I'm using the "Stretch" resize mode because I don't really like wobbly for resizing and also because others don't react fluently on my laptop. But the stretch resizing may look silly if the text/images gets to much distorded. So maybe a new resizing mode based on the "liquid rescale" algorithm would be really interesting. This algorithm allows resizing without stretching artifacts. More info avaible here:
http://www.thegedanken.com/retarget/
http://liquidrescale.wikidot.com/en:examples
Look at the examples/screencast. They are amazing :)
Is that efficient? For windows that reflow their content as they're resized (mostly browsers, file managers, and editors with word wrap), retargeting may involve less processing than having the window reflow with every size increment/decrement, but for windows whose contents aren't reflowed (image viewers and editors that don't zoom-to-fit, spreadsheets, configurators like kcontrol), retargeting may potentially be more resource-intensive than allowing the window to resize itself normally.

Without consideration to how it'll actually be used in Compiz, though, I admit that retargeting images as demonstrated in the second video is very impressive. :D

TB2
November 3rd, 2007, 09:26 PM
That's absolutely amazing o.ô But I think that process would be very consuming. It' also said on that page that the picture need pre-processing to be scalable like that and you cant pre-process everything on your display in such a short time scale I guess. And I think for content aware scaling the applications themselves would need to cooperate with the Windows Manager to make it work.

big_gie
November 3rd, 2007, 10:10 PM
With what I understand of compiz right now, only the normal resizing redraw the window content. Maybe the other modes only change the window size when the mouse button is released.

I think this could be my problem with the normal resize. With every pixel changed in the window size, the window seems to redraw. On my machine (well 2 of my machines) this is problematic. I need to wait a couple of seconds before I can see the window being resized... This is why I'm using the stretch resizing mode because the window content is not updated until I release the mouse button.

But with the stretch resizing, the window content will just, well, stretch :P giving some distorted text/images. I saw these web pages and it's really nice :)

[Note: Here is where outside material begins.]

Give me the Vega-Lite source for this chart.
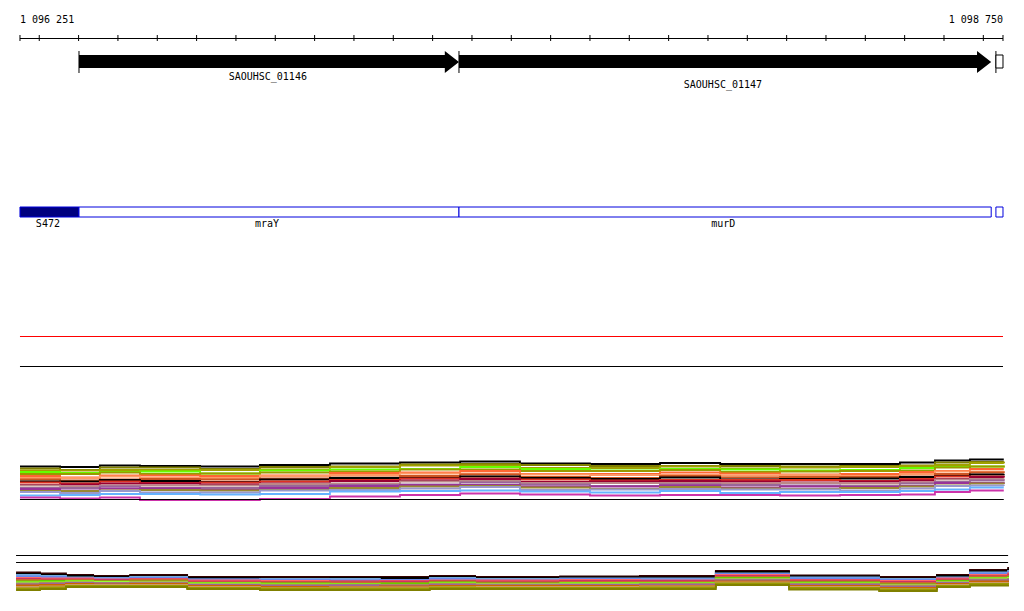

I don't know how resource hungry it is though. By preprocessing only the windows which are to be resized, it could prevent preprocessing everything. But then maybe the resizing process won't be fluid anymore because of that.

Deciare
November 3rd, 2007, 11:09 PM
I think this could be my problem with the normal resize. With every pixel changed in the window size, the window seems to redraw.
That's what I meant with the difference between windows that do and don't reflow their content as they resize. With windows that do reflow their content (such that text is rewrapped, images are resized, toolbars are repositioned, etc.) as they're resized, resizing them normally may be more resource-intensive than the retargeting technique demonstrated in the video you linked. But with windows that don't reflow their toolbars, text, and such, there may be more calculations involved in retargeting them than simply letting them do the normal resize.

That doesn't mean it isn't a very interesting technique--I'd love to see it applied to image resizing--but it may end up being even slower for you than a normal resize.